Quote:Texas neighbors keep eye on sect
Fear bloodbath if FBI fugitive is hiding in temple
By Miguel Bustillo, Los Angeles Times | May 20, 2006
ELDORADO, Texas -- Jimmy Doyle, the local justice of the peace, circled his Piper Cherokee plane over the fast-sprouting minicity where polygamist prophet Warren Jeffs, one of the FBI's Ten Most Wanted Fugitives, may be hiding.
More than a half-mile below, a monolithic white temple encased in thick limestone towered over the West Texas scrubland.
All around it, young men in pickups and construction cranes were busy building a self-sufficient compound, which authorities believe is intended as a sanctuary for the 1,000 most faithful followers of the breakaway Mormon sect known as the Fundamentalist Church of Jesus Christ of Latter-day Saints.
''Some call this a religion," said Doyle, 69, as he stared out the cockpit with a look of disgust. ''But it sure looks like a cult to me."
Doyle and other leaders in Eldorado have been keeping a wary eye on their secretive neighbors since church leaders told a real estate broker two years ago that they planned to build a hunting lodge.
The anxiety has heightened this month in this town, with a population of 1,951, 4 miles from the compound, after news that the FBI now considers Jeffs one of its most highly sought suspects. He is wanted on charges that include rape and child molestation.
Jeffs -- who may have been present at the dedication of the white temple last year -- has preached that Zion, the stronghold where his sect will experience salvation, lies in Texas, according to former members of the church. Jeffs has also compared himself to Joseph Smith, the founder of Mormonism who was killed by a mob in Illinois, and predicted a climactic confrontation with the outside world.
Narrating his bird's-eye tour of the compound locals have called the Yearning for Zion Ranch, Doyle pointed to amenities in varying stages of construction. There were three-story dormitories, a commissary, a dairy farm, a chicken coop, orchards of fruit trees, row crops, a rock quarry, a cement plant, a water tank, greenhouses, grain silos -- and clearly, more to come.
The first floor of every building was constructed with solid concrete ''thick enough to withstand a bullet," Doyle noted. Women in antiquated long skirts and bonnets are sometimes seen tending crops. Men inside a tall wooden guard tower stand sentry around the clock, informing outsiders that they are unwelcome.
Ten thousand members strong, the fundamentalist church, which believes that men need a minimum of three wives to be granted complete salvation, openly practiced polygamy for decades with scant interference from police in Utah and Arizona. But the sect is facing serious law enforcement scrutiny in those states amid allegations that it tolerated the sexual abuse of children.
As a result, its leaders and their multitude of spouses are seeking a new beginning in rural Schleicher County, Texas, about 200 miles northwest of San Antonio.
Jeffs has prophesied a final showdown between the devoted and the outside world. Many in Eldorado worry that his supporters will do something rash when he is cornered.

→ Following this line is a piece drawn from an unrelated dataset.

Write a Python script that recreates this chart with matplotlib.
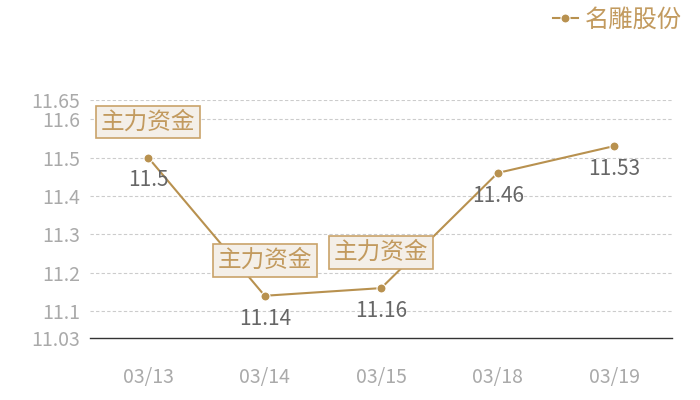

The worst fears, fed by a barrage of media reports, are that Eldorado could become ''the next Waco." Some foresee a bloodbath similar to the one that occurred 13 years ago near Waco when a federal siege on a Branch Davidian compound ended with the deaths of 76 church members, including its leader David Koresh.
''They're up to something big in there, no doubt about that," said Wayne McGiness, the Eldorado postmaster, as he stood on County Road 300 and peered inside the compound through a pair of binoculars. ''I just hope this Jeffs character doesn't try to go out a martyr."
Law enforcement officials downplay the concerns, saying there is no reason to suspect the men inside the compound are armed and dangerous. Thus far, Texas authorities have received no reports of sexual abuse or any of the other alleged crimes that have followed the fundamentalist church.
Under Texas's development policies, government officials have only minimal authority over construction on the compound. The sect's only run-in with the law involved $34,000 in fines imposed by state environmental regulators for failing to properly dispose of raw sewage.
Wow, check out pictures of their hideout. It's not a compound, it's a freakin'
city.-b0b
(...wonders if and when this one will blow up?)